INSTRUCTIONS TO FOLLOW >> Please quote exactly the lines below from the line containing "Generate a Python" to the line containing "44.8, 45, 44.8]", both lines included, and nothing else.
[begin SUPPLIED DATA]
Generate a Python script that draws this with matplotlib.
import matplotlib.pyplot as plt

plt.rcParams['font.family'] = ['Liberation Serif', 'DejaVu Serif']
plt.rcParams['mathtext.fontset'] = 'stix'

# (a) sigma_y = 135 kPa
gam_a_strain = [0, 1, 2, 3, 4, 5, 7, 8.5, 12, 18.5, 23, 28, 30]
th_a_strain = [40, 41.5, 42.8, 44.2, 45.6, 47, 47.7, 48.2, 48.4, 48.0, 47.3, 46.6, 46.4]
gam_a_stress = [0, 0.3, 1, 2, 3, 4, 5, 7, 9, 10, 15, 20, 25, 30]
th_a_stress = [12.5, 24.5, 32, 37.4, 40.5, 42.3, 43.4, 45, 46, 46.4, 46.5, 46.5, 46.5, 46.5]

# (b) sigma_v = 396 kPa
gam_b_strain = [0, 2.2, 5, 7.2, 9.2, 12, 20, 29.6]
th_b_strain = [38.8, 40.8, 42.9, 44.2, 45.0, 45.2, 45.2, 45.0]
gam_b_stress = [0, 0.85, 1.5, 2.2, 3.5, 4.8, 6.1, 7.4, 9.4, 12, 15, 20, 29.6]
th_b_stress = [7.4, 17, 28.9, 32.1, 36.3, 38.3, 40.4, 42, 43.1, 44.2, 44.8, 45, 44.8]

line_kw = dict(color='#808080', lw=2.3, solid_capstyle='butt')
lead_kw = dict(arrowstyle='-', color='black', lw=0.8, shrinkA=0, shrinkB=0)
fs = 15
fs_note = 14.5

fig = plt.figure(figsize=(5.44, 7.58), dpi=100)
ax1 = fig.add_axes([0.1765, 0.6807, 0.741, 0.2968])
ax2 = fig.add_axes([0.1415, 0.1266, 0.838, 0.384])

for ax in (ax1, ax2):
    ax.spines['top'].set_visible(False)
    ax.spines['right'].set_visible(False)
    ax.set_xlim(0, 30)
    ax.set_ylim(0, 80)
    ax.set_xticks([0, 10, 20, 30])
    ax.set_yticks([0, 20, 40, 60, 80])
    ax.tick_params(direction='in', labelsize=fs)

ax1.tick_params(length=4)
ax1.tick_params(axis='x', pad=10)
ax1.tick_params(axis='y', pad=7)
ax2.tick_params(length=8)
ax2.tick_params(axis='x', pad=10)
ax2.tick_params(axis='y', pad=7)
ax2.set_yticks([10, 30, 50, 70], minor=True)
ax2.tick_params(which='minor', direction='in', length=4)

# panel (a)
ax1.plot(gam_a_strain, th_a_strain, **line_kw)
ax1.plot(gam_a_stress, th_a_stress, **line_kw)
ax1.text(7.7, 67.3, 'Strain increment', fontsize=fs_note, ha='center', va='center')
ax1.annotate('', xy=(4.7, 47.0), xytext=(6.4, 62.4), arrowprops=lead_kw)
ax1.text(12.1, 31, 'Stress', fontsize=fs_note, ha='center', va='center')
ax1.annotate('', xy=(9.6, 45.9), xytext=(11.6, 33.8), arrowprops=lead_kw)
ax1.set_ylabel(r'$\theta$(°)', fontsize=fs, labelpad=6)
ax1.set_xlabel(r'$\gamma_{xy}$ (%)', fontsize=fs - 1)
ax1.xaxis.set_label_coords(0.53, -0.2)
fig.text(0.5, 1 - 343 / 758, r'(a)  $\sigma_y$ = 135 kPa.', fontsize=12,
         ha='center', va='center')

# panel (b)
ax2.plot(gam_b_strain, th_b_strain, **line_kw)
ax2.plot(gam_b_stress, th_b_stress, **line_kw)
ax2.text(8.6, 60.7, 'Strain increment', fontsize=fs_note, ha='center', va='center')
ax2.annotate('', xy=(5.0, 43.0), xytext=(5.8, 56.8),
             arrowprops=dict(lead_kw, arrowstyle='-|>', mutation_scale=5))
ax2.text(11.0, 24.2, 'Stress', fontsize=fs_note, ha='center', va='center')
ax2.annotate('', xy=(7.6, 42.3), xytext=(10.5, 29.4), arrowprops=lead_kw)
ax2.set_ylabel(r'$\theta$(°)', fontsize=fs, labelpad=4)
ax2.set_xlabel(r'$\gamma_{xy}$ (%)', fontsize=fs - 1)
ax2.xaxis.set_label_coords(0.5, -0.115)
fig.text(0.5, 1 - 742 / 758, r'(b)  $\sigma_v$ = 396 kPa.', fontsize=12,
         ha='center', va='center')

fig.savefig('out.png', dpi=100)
[end SUPPLIED DATA]
[begin SUPPLIED DATA]
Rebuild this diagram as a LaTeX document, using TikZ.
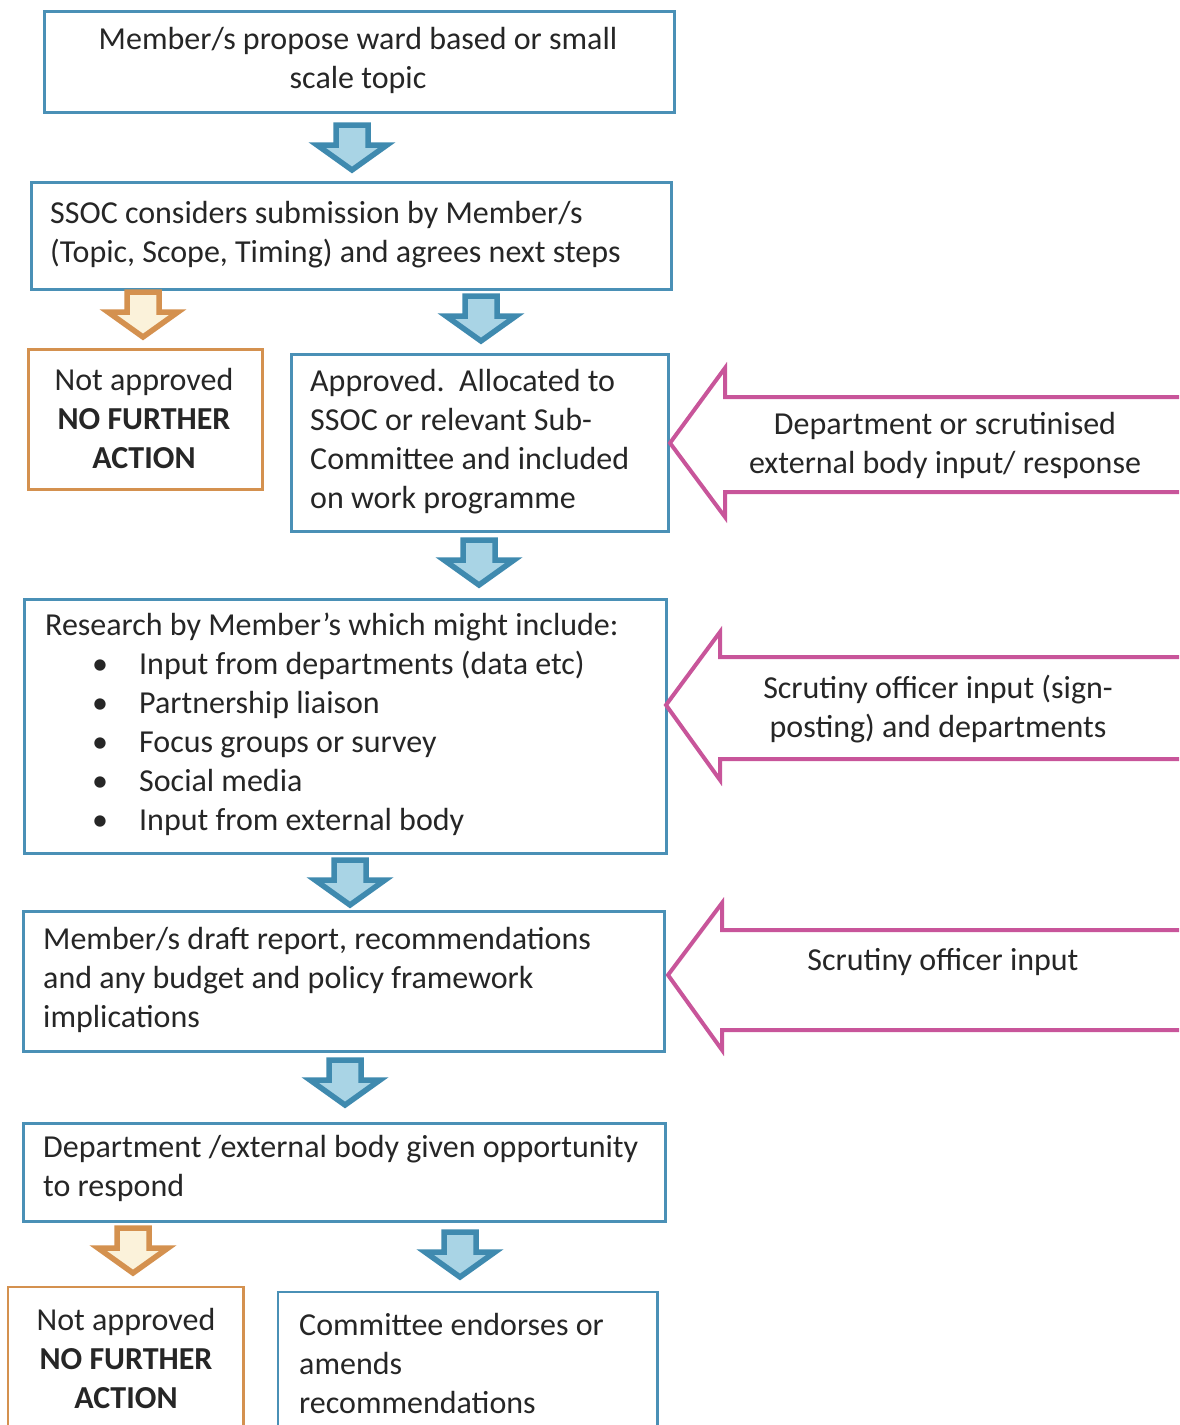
[end SUPPLIED DATA]
RESULT FOR THIS TASK >>
Generate a Python script that draws this with matplotlib.
import matplotlib.pyplot as plt

plt.rcParams['font.family'] = ['Liberation Serif', 'DejaVu Serif']
plt.rcParams['mathtext.fontset'] = 'stix'

# (a) sigma_y = 135 kPa
gam_a_strain = [0, 1, 2, 3, 4, 5, 7, 8.5, 12, 18.5, 23, 28, 30]
th_a_strain = [40, 41.5, 42.8, 44.2, 45.6, 47, 47.7, 48.2, 48.4, 48.0, 47.3, 46.6, 46.4]
gam_a_stress = [0, 0.3, 1, 2, 3, 4, 5, 7, 9, 10, 15, 20, 25, 30]
th_a_stress = [12.5, 24.5, 32, 37.4, 40.5, 42.3, 43.4, 45, 46, 46.4, 46.5, 46.5, 46.5, 46.5]

# (b) sigma_v = 396 kPa
gam_b_strain = [0, 2.2, 5, 7.2, 9.2, 12, 20, 29.6]
th_b_strain = [38.8, 40.8, 42.9, 44.2, 45.0, 45.2, 45.2, 45.0]
gam_b_stress = [0, 0.85, 1.5, 2.2, 3.5, 4.8, 6.1, 7.4, 9.4, 12, 15, 20, 29.6]
th_b_stress = [7.4, 17, 28.9, 32.1, 36.3, 38.3, 40.4, 42, 43.1, 44.2, 44.8, 45, 44.8]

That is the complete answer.